Drop the pictures, then extract the listing word for word.

## begin

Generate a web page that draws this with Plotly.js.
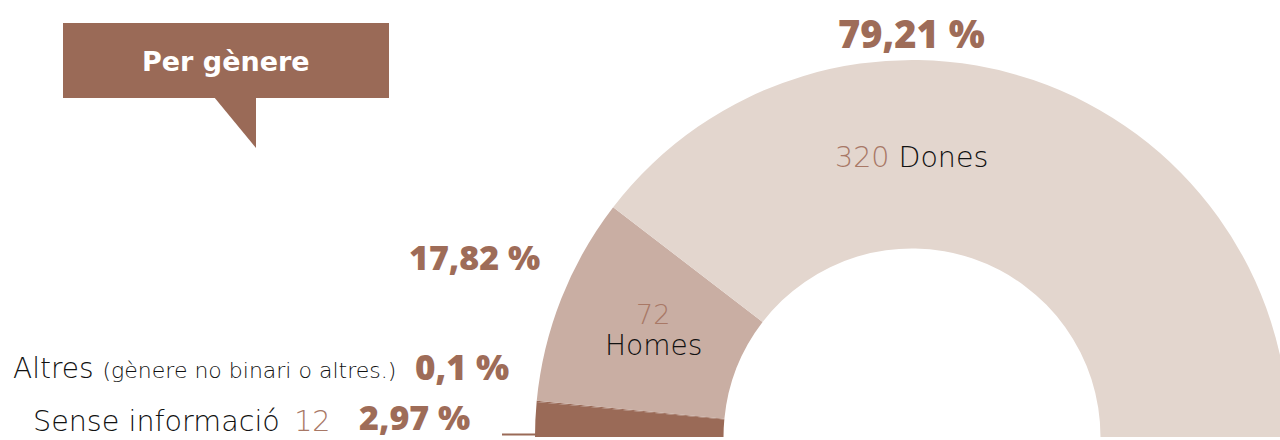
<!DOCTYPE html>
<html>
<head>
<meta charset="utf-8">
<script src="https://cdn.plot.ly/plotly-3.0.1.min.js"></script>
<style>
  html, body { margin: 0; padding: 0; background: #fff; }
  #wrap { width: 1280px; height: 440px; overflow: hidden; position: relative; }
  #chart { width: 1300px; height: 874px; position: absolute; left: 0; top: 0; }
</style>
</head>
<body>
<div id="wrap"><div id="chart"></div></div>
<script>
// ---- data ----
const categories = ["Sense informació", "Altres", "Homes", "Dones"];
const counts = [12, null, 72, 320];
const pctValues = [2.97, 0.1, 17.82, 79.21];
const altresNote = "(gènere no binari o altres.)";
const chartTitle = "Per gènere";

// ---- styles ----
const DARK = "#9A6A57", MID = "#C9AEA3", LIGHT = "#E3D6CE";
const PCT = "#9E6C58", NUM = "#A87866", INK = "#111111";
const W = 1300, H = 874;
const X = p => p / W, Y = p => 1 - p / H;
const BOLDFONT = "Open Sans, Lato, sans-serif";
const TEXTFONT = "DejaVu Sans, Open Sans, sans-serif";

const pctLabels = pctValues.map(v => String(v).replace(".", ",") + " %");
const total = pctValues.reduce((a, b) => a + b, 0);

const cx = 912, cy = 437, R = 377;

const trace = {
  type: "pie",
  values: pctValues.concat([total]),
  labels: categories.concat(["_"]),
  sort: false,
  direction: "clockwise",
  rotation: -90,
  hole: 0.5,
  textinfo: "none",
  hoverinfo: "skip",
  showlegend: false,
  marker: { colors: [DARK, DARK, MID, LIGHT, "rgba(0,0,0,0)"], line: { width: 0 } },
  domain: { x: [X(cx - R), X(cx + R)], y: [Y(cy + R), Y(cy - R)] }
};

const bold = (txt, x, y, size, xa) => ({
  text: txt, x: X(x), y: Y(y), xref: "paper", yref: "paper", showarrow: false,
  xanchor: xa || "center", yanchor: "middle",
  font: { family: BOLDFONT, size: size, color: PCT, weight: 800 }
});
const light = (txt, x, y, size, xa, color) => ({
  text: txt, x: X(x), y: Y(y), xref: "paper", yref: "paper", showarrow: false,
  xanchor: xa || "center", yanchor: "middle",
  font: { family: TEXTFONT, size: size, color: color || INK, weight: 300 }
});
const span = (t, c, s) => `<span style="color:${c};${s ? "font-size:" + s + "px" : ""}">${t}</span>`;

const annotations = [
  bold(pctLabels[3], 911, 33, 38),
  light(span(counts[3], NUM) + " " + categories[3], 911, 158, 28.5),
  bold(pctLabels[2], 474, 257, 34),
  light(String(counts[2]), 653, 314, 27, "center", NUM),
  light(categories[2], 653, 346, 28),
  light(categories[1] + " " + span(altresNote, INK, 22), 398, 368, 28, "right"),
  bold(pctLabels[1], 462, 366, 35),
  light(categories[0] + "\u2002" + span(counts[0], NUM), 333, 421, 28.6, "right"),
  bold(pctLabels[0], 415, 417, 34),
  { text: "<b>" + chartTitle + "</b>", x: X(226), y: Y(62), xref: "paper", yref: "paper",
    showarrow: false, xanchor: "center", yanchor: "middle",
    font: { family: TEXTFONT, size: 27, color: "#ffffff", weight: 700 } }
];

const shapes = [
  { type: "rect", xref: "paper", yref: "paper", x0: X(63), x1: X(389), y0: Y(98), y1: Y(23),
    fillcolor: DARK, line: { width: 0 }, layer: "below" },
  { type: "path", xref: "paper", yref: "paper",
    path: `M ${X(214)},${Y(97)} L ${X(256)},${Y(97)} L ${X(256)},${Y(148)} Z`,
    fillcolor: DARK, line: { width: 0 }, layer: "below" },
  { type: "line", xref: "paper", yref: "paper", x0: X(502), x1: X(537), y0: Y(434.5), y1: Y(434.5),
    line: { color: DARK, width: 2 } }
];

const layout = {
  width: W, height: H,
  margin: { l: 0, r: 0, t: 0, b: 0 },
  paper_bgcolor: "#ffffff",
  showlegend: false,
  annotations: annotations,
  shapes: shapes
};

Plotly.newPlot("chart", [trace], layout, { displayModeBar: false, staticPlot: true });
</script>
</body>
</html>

## end

#### Response for this exercise:
Generate a web page that draws this with Plotly.js.
<!DOCTYPE html>
<html>
<head>
<meta charset="utf-8">
<script src="https://cdn.plot.ly/plotly-3.0.1.min.js"></script>
<style>
  html, body { margin: 0; padding: 0; background: #fff; }
  #wrap { width: 1280px; height: 440px; overflow: hidden; position: relative; }
  #chart { width: 1300px; height: 874px; position: absolute; left: 0; top: 0; }
</style>
</head>
<body>
<div id="wrap"><div id="chart"></div></div>
<script>
// ---- data ----
const categories = ["Sense informació", "Altres", "Homes", "Dones"];
const counts = [12, null, 72, 320];
const pctValues = [2.97, 0.1, 17.82, 79.21];
const altresNote = "(gènere no binari o altres.)";
const chartTitle = "Per gènere";

// ---- styles ----
const DARK = "#9A6A57", MID = "#C9AEA3", LIGHT = "#E3D6CE";
const PCT = "#9E6C58", NUM = "#A87866", INK = "#111111";
const W = 1300, H = 874;
const X = p => p / W, Y = p => 1 - p / H;
const BOLDFONT = "Open Sans, Lato, sans-serif";
const TEXTFONT = "DejaVu Sans, Open Sans, sans-serif";

const pctLabels = pctValues.map(v => String(v).replace(".", ",") + " %");
const total = pctValues.reduce((a, b) => a + b, 0);

const cx = 912, cy = 437, R = 377;

const trace = {
  type: "pie",
  values: pctValues.concat([total]),
  labels: categories.concat(["_"]),
  sort: false,
  direction: "clockwise",
  rotation: -90,
  hole: 0.5,
  textinfo: "none",
  hoverinfo: "skip",
  showlegend: false,
  marker: { colors: [DARK, DARK, MID, LIGHT, "rgba(0,0,0,0)"], line: { width: 0 } },
  domain: { x: [X(cx - R), X(cx + R)], y: [Y(cy + R), Y(cy - R)] }
};

const bold = (txt, x, y, size, xa) => ({
  text: txt, x: X(x), y: Y(y), xref: "paper", yref: "paper", showarrow: false,
  xanchor: xa || "center", yanchor: "middle",
  font: { family: BOLDFONT, size: size, color: PCT, weight: 800 }
});
const light = (txt, x, y, size, xa, color) => ({
  text: txt, x: X(x), y: Y(y), xref: "paper", yref: "paper", showarrow: false,
  xanchor: xa || "center", yanchor: "middle",
  font: { family: TEXTFONT, size: size, color: color || INK, weight: 300 }
});
const span = (t, c, s) => `<span style="color:${c};${s ? "font-size:" + s + "px" : ""}">${t}</span>`;

const annotations = [
  bold(pctLabels[3], 911, 33, 38),
  light(span(counts[3], NUM) + " " + categories[3], 911, 158, 28.5),
  bold(pctLabels[2], 474, 257, 34),
  light(String(counts[2]), 653, 314, 27, "center", NUM),
  light(categories[2], 653, 346, 28),
  light(categories[1] + " " + span(altresNote, INK, 22), 398, 368, 28, "right"),
  bold(pctLabels[1], 462, 366, 35),
  light(categories[0] + "\u2002" + span(counts[0], NUM), 333, 421, 28.6, "right"),
  bold(pctLabels[0], 415, 417, 34),
  { text: "<b>" + chartTitle + "</b>", x: X(226), y: Y(62), xref: "paper", yref: "paper",
    showarrow: false, xanchor: "center", yanchor: "middle",
    font: { family: TEXTFONT, size: 27, color: "#ffffff", weight: 700 } }
];

const shapes = [
  { type: "rect", xref: "paper", yref: "paper", x0: X(63), x1: X(389), y0: Y(98), y1: Y(23),
    fillcolor: DARK, line: { width: 0 }, layer: "below" },
  { type: "path", xref: "paper", yref: "paper",
    path: `M ${X(214)},${Y(97)} L ${X(256)},${Y(97)} L ${X(256)},${Y(148)} Z`,
    fillcolor: DARK, line: { width: 0 }, layer: "below" },
  { type: "line", xref: "paper", yref: "paper", x0: X(502), x1: X(537), y0: Y(434.5), y1: Y(434.5),
    line: { color: DARK, width: 2 } }
];

const layout = {
  width: W, height: H,
  margin: { l: 0, r: 0, t: 0, b: 0 },
  paper_bgcolor: "#ffffff",
  showlegend: false,
  annotations: annotations,
  shapes: shapes
};

Plotly.newPlot("chart", [trace], layout, { displayModeBar: false, staticPlot: true });
</script>
</body>
</html>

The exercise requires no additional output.